» GOAL OF THE EXERCISE
Using the listing below, select the lines with the word "matplotlib" and copy them.

» DATASET SECTION
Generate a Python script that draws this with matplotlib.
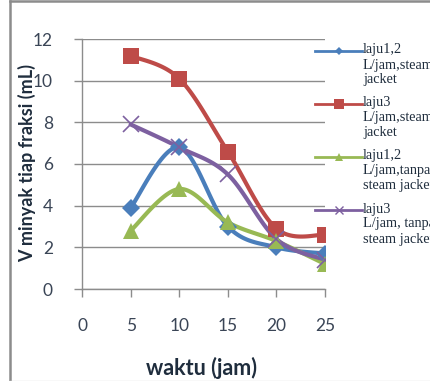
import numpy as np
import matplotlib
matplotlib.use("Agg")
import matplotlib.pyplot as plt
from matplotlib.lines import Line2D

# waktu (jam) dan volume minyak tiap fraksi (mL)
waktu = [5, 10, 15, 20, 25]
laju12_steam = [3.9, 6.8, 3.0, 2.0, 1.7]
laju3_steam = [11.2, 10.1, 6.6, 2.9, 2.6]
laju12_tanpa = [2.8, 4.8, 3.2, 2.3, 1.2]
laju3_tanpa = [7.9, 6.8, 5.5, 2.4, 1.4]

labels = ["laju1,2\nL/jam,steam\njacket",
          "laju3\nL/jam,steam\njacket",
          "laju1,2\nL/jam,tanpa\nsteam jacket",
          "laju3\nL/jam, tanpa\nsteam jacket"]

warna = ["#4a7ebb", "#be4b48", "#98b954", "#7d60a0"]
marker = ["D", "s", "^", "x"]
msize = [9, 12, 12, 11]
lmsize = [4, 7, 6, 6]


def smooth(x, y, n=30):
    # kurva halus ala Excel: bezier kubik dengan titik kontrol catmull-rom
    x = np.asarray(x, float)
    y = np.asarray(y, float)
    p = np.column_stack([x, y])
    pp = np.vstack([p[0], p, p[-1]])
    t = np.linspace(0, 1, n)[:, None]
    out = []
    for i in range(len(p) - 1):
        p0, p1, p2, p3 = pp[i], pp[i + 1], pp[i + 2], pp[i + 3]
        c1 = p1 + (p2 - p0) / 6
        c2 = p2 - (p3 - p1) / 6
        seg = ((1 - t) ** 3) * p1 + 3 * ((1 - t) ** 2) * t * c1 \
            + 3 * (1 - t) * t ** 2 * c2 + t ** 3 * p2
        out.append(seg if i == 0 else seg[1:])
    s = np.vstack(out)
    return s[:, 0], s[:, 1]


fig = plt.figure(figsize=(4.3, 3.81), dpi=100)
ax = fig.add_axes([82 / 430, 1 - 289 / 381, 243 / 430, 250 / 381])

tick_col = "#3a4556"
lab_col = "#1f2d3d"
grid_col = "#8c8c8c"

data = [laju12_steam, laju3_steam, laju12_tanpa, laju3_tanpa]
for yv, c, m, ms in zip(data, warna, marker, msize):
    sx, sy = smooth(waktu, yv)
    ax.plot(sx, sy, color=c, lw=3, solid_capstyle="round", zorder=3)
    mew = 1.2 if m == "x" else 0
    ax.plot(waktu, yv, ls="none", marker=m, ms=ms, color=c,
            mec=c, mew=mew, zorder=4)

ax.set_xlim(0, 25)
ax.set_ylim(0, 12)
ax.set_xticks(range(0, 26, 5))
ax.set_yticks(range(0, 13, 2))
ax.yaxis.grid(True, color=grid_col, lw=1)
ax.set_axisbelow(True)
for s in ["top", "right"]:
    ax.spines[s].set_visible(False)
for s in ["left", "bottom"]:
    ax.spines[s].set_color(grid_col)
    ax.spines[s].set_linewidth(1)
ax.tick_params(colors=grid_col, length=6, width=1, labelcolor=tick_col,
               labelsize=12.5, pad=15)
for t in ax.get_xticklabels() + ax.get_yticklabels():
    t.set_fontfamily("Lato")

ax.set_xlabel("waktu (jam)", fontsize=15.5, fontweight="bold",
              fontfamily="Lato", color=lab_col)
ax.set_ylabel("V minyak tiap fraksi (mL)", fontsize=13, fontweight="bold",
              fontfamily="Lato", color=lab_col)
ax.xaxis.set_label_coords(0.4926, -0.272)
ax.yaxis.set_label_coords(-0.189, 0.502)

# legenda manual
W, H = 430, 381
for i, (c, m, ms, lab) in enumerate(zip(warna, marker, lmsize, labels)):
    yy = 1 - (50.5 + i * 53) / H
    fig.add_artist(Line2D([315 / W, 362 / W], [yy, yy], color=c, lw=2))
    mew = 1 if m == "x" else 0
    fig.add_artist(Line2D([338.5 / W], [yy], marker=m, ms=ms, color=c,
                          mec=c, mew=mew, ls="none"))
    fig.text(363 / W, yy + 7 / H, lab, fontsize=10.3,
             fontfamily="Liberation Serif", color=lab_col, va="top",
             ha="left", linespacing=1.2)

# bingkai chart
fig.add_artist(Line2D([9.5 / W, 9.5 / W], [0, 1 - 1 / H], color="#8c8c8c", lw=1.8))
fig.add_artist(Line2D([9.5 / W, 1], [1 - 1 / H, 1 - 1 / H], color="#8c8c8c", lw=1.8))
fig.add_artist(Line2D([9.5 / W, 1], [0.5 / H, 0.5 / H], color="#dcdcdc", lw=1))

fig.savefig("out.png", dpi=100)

» SOLUTION TO THE EXERCISE
Generate a Python script that draws this with matplotlib.
import matplotlib
matplotlib.use("Agg")
import matplotlib.pyplot as plt
from matplotlib.lines import Line2D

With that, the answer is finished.